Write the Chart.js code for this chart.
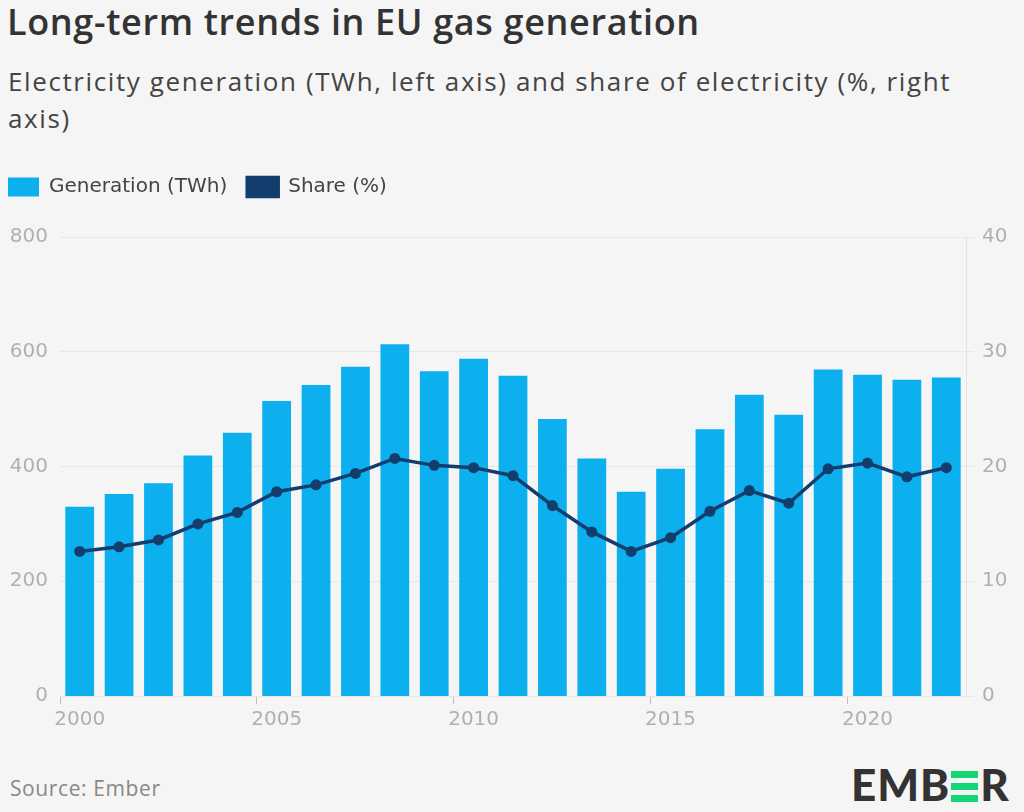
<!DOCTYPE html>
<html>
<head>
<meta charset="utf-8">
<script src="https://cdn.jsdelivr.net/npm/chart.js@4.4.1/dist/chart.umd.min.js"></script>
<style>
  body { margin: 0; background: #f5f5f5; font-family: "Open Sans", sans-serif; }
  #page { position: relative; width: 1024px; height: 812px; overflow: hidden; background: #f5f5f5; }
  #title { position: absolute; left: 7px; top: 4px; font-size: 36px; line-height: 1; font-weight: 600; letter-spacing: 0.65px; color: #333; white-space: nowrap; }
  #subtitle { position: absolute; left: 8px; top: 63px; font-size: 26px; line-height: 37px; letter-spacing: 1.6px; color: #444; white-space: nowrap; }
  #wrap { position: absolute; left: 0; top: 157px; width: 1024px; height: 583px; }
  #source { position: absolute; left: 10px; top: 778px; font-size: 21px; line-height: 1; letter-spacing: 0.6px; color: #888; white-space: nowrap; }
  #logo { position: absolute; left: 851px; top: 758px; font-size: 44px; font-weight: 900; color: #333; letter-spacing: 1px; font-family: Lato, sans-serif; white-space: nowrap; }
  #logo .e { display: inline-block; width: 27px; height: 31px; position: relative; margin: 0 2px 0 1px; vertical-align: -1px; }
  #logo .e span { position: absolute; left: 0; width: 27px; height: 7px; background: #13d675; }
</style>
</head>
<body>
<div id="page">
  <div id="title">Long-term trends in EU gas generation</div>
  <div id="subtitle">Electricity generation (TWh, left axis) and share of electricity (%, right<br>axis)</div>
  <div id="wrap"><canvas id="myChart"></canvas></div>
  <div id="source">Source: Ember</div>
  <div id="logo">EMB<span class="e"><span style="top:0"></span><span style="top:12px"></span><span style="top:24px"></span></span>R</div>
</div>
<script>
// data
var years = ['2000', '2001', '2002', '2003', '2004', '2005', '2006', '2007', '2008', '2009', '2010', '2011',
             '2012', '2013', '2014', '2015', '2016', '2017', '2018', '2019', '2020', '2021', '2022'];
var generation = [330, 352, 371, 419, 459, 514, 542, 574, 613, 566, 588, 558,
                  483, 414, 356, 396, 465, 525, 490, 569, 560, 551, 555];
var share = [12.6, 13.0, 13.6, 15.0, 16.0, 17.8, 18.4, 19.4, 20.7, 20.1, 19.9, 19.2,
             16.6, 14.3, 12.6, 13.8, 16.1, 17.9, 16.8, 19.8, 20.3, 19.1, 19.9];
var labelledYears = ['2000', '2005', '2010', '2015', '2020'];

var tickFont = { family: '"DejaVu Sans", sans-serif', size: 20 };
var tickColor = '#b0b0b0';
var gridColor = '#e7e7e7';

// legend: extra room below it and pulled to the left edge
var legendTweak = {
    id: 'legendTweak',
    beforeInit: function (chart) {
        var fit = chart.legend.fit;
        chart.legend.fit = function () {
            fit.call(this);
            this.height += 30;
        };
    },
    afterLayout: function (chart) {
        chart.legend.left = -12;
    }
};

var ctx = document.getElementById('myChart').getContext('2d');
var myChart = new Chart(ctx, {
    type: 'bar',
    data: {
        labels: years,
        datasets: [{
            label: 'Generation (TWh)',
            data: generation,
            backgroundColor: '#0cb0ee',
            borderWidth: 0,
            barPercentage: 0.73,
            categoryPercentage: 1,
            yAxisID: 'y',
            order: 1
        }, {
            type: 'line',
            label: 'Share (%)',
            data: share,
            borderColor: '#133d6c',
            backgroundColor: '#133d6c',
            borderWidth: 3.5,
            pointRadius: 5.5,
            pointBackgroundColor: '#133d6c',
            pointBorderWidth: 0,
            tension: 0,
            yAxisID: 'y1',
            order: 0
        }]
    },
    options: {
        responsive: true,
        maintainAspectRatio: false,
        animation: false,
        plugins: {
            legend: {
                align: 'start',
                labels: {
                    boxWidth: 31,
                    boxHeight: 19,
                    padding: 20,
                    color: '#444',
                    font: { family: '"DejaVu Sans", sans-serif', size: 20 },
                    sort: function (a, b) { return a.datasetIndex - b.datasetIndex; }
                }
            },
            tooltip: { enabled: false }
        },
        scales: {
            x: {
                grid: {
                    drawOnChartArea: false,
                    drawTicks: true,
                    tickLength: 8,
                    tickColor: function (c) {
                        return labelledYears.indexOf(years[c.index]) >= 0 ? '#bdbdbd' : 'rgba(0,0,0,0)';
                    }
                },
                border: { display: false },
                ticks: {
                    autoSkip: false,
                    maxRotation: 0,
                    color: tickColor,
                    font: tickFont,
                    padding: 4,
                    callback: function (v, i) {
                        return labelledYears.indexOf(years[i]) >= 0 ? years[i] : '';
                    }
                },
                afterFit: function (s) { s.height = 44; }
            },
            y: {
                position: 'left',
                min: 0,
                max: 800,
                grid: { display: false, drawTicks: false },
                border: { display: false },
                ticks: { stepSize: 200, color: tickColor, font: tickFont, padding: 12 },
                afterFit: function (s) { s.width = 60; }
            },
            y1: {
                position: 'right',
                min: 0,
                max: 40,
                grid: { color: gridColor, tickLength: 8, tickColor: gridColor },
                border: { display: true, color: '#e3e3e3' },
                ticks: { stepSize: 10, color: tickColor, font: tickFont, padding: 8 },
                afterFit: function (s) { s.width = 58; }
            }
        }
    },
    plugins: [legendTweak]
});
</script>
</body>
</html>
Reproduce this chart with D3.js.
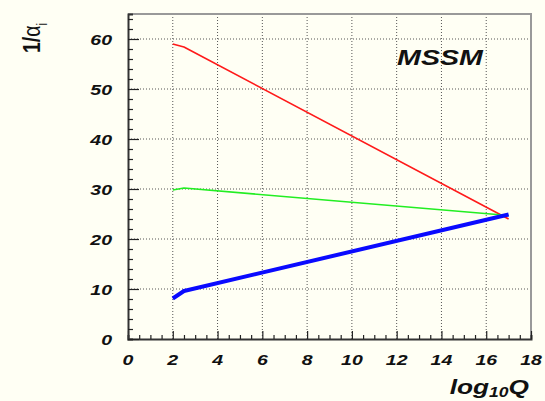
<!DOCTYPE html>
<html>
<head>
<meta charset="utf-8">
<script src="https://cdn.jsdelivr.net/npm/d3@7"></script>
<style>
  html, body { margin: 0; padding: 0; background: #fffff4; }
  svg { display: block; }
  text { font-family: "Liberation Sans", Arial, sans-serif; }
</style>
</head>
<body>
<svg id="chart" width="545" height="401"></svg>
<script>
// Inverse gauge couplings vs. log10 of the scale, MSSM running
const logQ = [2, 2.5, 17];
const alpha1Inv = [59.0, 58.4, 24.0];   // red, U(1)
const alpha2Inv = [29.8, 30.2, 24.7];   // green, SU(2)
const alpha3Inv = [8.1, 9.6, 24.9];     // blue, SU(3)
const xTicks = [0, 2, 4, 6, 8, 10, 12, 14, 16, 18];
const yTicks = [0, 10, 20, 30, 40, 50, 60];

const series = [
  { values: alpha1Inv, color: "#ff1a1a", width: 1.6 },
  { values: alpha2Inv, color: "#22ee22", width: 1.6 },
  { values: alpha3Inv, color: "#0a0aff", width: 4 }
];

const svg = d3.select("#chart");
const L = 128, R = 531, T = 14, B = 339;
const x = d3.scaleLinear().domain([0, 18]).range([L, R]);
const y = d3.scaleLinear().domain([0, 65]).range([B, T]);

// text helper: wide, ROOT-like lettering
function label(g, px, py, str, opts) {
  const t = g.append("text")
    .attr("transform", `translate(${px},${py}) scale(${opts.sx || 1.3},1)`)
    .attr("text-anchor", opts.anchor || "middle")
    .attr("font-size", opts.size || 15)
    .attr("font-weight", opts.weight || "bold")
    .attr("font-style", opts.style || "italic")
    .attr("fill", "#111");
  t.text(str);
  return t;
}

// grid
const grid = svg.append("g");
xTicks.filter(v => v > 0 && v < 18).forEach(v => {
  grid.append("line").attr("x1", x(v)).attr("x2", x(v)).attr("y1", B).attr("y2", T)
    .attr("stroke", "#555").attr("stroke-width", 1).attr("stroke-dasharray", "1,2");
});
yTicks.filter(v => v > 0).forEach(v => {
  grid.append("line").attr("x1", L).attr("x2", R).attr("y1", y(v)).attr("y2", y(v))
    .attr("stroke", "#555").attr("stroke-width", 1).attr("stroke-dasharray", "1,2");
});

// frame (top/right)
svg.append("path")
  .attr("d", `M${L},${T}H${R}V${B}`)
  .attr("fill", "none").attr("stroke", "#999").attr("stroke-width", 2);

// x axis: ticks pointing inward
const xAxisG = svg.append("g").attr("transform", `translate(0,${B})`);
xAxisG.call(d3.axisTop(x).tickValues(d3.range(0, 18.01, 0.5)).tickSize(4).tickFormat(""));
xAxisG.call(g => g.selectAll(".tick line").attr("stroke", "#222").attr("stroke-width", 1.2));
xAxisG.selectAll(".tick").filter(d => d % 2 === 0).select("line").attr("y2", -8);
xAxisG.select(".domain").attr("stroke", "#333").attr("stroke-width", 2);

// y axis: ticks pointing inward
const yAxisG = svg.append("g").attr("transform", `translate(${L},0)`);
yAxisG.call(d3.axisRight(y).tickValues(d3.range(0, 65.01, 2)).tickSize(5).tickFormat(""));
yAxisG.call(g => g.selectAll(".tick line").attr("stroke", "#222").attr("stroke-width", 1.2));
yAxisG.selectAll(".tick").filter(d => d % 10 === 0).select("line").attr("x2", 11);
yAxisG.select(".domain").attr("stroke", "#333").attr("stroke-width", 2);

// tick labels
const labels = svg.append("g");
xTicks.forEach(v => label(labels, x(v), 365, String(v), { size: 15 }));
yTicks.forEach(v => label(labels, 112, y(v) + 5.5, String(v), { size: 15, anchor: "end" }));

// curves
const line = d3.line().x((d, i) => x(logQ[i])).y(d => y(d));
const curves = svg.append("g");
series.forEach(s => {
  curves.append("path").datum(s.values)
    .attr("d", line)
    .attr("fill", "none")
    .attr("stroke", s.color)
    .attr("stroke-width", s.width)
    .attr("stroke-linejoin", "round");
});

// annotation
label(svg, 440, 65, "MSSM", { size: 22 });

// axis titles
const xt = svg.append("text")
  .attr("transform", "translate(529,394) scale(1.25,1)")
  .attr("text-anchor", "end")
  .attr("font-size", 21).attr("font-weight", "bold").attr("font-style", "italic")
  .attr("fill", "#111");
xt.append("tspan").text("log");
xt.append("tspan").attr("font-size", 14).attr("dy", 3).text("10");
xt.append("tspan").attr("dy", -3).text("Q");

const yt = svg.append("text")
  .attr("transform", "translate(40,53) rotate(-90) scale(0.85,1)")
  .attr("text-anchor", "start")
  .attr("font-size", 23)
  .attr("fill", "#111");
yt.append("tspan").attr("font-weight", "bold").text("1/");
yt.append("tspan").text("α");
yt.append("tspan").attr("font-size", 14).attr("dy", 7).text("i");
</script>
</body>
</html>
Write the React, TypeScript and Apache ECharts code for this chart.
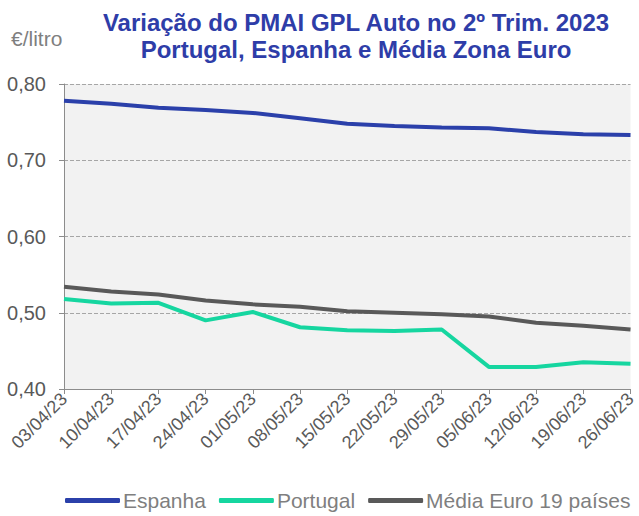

# Exercise instructions
Which lines hold the string "code"? Copy all of them from the data above.

# Right answer
Write the Chart.js code for this chart.
Write the React, TypeScript and Apache ECharts code for this chart.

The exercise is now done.